Request: Take the lines from the top down to and including the one with "import numpy as np" and repeat them exactly. Omit images.

Data block:
┌──

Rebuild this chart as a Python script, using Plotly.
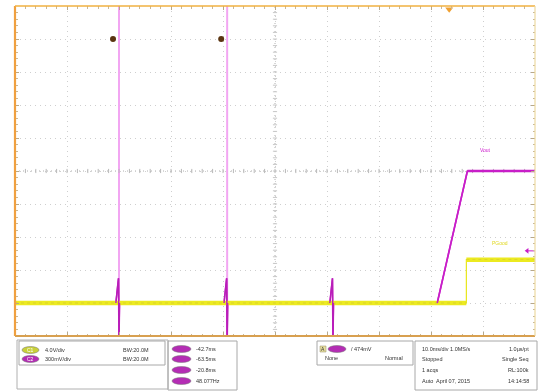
import plotly.graph_objects as go
import numpy as np

# ---------------- data (time in ms relative to trigger, values in volts) ----------------
t_ch2 = [-83.5, -64.1, -63.6, -63.5, -63.4, -43.3, -42.8, -42.7, -42.6,
         -22.95, -22.45, -22.35, -22.25, -2.3, 3.5, 16.5]
v_ch2 = [0.0, 0.0, 0.225, -0.33, 0.0, 0.0, 0.225, -0.33, 0.0,
         0.0, 0.225, -0.33, 0.0, 0.0, 1.2, 1.2]
t_ch1 = [-83.5, 3.3, 3.3, 16.5]
v_ch1 = [0.0, 0.0, 5.25, 5.25]

ch1_scale, ch1_offset = 4.0, -4.0      # V/div, div
ch2_scale, ch2_offset = 0.3, -4.0      # V/div, div
cursor_a, cursor_b = -63.5, -42.7      # ms
trig_level = 0.474                     # V on ch2

ch1_labels = ["4.0V/div", "BW:20.0M"]
ch2_labels = ["300mV/div", "BW:20.0M"]
cursor_readout = ["-42.7ms", "-63.5ms", "-20.8ms", "48.077Hz"]
acq_rows = [("10.0ms/div 1.0MS/s", "1.0µs/pt"), ("Stopped", "Single Seq"),
            ("1 acqs", "RL:100k"), ("Auto  April 07, 2015", "14:14:58")]

XR = [-83.5, 16.5]
YR = [-5, 5]

def d1(v): return [x / ch1_scale + ch1_offset for x in v]
def d2(v): return [x / ch2_scale + ch2_offset for x in v]

fig = go.Figure()

# cursor lines
for c in (cursor_a, cursor_b):
    fig.add_trace(go.Scatter(x=[c, c], y=YR, mode="lines",
                             line=dict(color="#f2a6f2", width=2), hoverinfo="skip"))

# center crosshair minor ticks
cx = -33.5
xt = np.arange(XR[0], XR[1] + 0.01, 2.0)
yt = np.arange(YR[0], YR[1] + 0.01, 0.2)
fig.add_trace(go.Scatter(x=xt, y=[0] * len(xt), mode="markers",
                         marker=dict(symbol="line-ns", size=3, line=dict(color="#b8b8b8", width=1)),
                         hoverinfo="skip"))
fig.add_trace(go.Scatter(x=[cx] * len(yt), y=yt, mode="markers",
                         marker=dict(symbol="line-ew", size=3, line=dict(color="#c8c8c8", width=1)),
                         hoverinfo="skip"))

# channel 2 (magenta)
fig.add_trace(go.Scatter(x=t_ch2, y=d2(v_ch2), mode="lines",
                         line=dict(color="#c81ec8", width=1.6), hoverinfo="skip"))
# channel 1 (yellow): thick noisy band on flats, thin edge
y1 = d1(v_ch1)
fig.add_trace(go.Scatter(x=t_ch1, y=y1, mode="lines",
                         line=dict(color="#e8e61a", width=1.2), hoverinfo="skip"))
fig.add_trace(go.Scatter(x=t_ch1[:2] + [None] + t_ch1[2:], y=y1[:2] + [None] + y1[2:],
                         mode="lines", line=dict(color="#ecea20", width=4.5), hoverinfo="skip"))
fig.add_trace(go.Scatter(x=t_ch1[:2] + [None] + t_ch1[2:], y=y1[:2] + [None] + y1[2:],
                         mode="lines", line=dict(color="#b8a840", width=0.6, dash="dot"),
                         opacity=0.6, hoverinfo="skip"))
# ch2 flat top emphasised
fig.add_trace(go.Scatter(x=t_ch2[-2:], y=d2(v_ch2[-2:]), mode="lines",
                         line=dict(color="#c81ec8", width=2.6), hoverinfo="skip"))
# ch2 ramp + spikes on top of ch1 band
fig.add_trace(go.Scatter(x=t_ch2[-3:-1], y=d2(v_ch2[-3:-1]), mode="lines",
                         line=dict(color="#c81ec8", width=1.6), hoverinfo="skip"))
for i in (1, 5, 9):
    fig.add_trace(go.Scatter(x=t_ch2[i:i + 4], y=d2(v_ch2[i:i + 4]), mode="lines",
                             line=dict(color="#b81eb8", width=1.4), hoverinfo="skip"))

# cursor dots
fig.add_trace(go.Scatter(x=[cursor_a - 1.15, cursor_b - 1.15], y=[4.0, 4.0], mode="markers",
                         marker=dict(color="#5a3410", size=6), hoverinfo="skip"))

# trigger position marker & trigger level marker
fig.add_trace(go.Scatter(x=[0], y=[4.9], mode="markers", cliponaxis=False,
                         marker=dict(symbol="triangle-down", color="#f0a030", size=7), hoverinfo="skip"))
tl = trig_level / ch2_scale + ch2_offset
fig.add_trace(go.Scatter(x=[15.0, 16.5], y=[tl, tl], mode="lines", cliponaxis=False,
                         line=dict(color="#c81ec8", width=1), hoverinfo="skip"))
fig.add_trace(go.Scatter(x=[15.0], y=[tl], mode="markers", cliponaxis=False,
                         marker=dict(symbol="triangle-left", color="#c81ec8", size=5), hoverinfo="skip"))

# ground marker ch1
fig.add_trace(go.Scatter(x=[-83.9], y=[ch1_offset], mode="markers+text", cliponaxis=False,
                         marker=dict(color="#f4f040", size=10, line=dict(color="#c8a820", width=1)),
                         text=["1"], textposition="middle center",
                         textfont=dict(size=6, color="#403000", family="Liberation Sans"),
                         hoverinfo="skip"))

# waveform labels
fig.add_annotation(x=6.9, y=0.64, text="Vout", showarrow=False,
                   font=dict(size=5, color="#d020d0", family="Liberation Sans"))
fig.add_annotation(x=9.8, y=-2.18, text="PGood", showarrow=False,
                   font=dict(size=5, color="#e0d820", family="Liberation Sans"))

# ---------------- frame ----------------
fig.add_shape(type="line", xref="paper", yref="paper", x0=0, x1=0, y0=0, y1=1,
              line=dict(color="#f0a040", width=2.2))
fig.add_shape(type="line", xref="paper", yref="paper", x0=0, x1=1, y0=1, y1=1,
              line=dict(color="#f0b040", width=1.6))
fig.add_shape(type="line", xref="paper", yref="paper", x0=0, x1=1, y0=0, y1=0,
              line=dict(color="#d8a050", width=2.2))
fig.add_shape(type="line", xref="paper", yref="paper", x0=1, x1=1, y0=0, y1=1,
              line=dict(color="#ecd9a0", width=1.2))
# center crosshair
fig.add_shape(type="line", xref="x", yref="y", x0=XR[0], x1=XR[1], y0=0, y1=0,
              line=dict(color="#b0b0b0", width=1, dash="1px,3px"), layer="below")
fig.add_shape(type="line", xref="x", yref="y", x0=cx, x1=cx, y0=YR[0], y1=YR[1],
              line=dict(color="#b0b0b0", width=1, dash="1px,3px"), layer="below")

# ---------------- bottom info panel ----------------
def px(x): return (x - 15) / 520.0
def py(y): return (336 - y) / 330.0

FONT = "Liberation Sans"
TXT = "#333333"

def txt(s, x, y, anchor="left", size=5.5, color=TXT):
    fig.add_annotation(xref="paper", yref="paper", x=px(x), y=py(y), text=s,
                       showarrow=False, xanchor=anchor, yanchor="middle",
                       font=dict(size=size, color=color, family=FONT))

def box(x0, y0, x1, y1, color="#a8a8a8", width=1):
    fig.add_shape(type="rect", xref="paper", yref="paper", x0=px(x0), x1=px(x1),
                  y0=py(y1), y1=py(y0), line=dict(color=color, width=width))

def badge(x0, x1, yc, fill, h=7, label=""):
    fig.add_shape(type="circle", xref="paper", yref="paper", x0=px(x0), x1=px(x1),
                  y0=py(yc + h / 2), y1=py(yc - h / 2), fillcolor=fill,
                  line=dict(color="#707070", width=0.5))
    if label:
        txt(label, (x0 + x1) / 2, yc, anchor="center", size=5, color="#ffffff")

box(17, 340, 168, 389, color="#b0b0b0")
box(19, 341, 165, 365)
badge(22, 39, 350, "#c8d03a", label="C1")
txt(ch1_labels[0], 43, 350)
txt(ch1_labels[1], 121, 350)
badge(22, 39, 359, "#b42db4", label="C2")
txt(ch2_labels[0], 43, 359)
txt(ch2_labels[1], 121, 359)

box(168, 341, 237, 390)
for s, yy in zip(cursor_readout, [349, 359, 370, 381]):
    badge(172, 191, yy, "#b42db4")
    txt(s, 194, yy)

box(317, 341, 413, 365)
fig.add_shape(type="rect", xref="paper", yref="paper", x0=px(320), x1=px(326),
              y0=py(352), y1=py(346), fillcolor="#e8e0a0", line=dict(color="#908860", width=0.5))
txt("A", 323, 349, anchor="center", size=5)
badge(328, 346, 349, "#b42db4")
txt("/ 474mV", 349, 349)
txt("None", 323, 358)
txt("Normal", 383, 358)

box(415, 341, 537, 390)
for (a, b), yy in zip(acq_rows, [349, 359, 370, 381]):
    txt(a, 420, yy)
    txt(b, 531, yy, anchor="right")

fig.update_layout(
    width=539, height=392, margin=dict(l=15, r=4, t=6, b=56),
    paper_bgcolor="white", plot_bgcolor="white", showlegend=False,
    xaxis=dict(range=XR, tick0=XR[0], dtick=10, showgrid=True, gridcolor="#cfcfcf",
               griddash="1px,4px", gridwidth=1, zeroline=False, showticklabels=False,
               ticks="inside", ticklen=4, tickcolor="#b8a888", showline=False, mirror="allticks",
               minor=dict(tick0=XR[0], dtick=2, ticks="inside", ticklen=2.5, tickcolor="#c8b898",
                          showgrid=False),
               fixedrange=True),
    yaxis=dict(range=YR, tick0=YR[0], dtick=1, showgrid=True, gridcolor="#cfcfcf",
               griddash="1px,4px", gridwidth=1, zeroline=False, showticklabels=False,
               ticks="inside", ticklen=4, tickcolor="#b8a888", showline=False, mirror="allticks",
               minor=dict(tick0=YR[0], dtick=0.2, ticks="inside", ticklen=2.5, tickcolor="#c8b898",
                          showgrid=False),
               fixedrange=True),
)

fig.write_html("out.html", config={"displayModeBar": False},
               post_script="document.body.style.margin='0';document.body.style.overflow='hidden';")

└──

Completed exercise:
Rebuild this chart as a Python script, using Plotly.
import plotly.graph_objects as go
import numpy as np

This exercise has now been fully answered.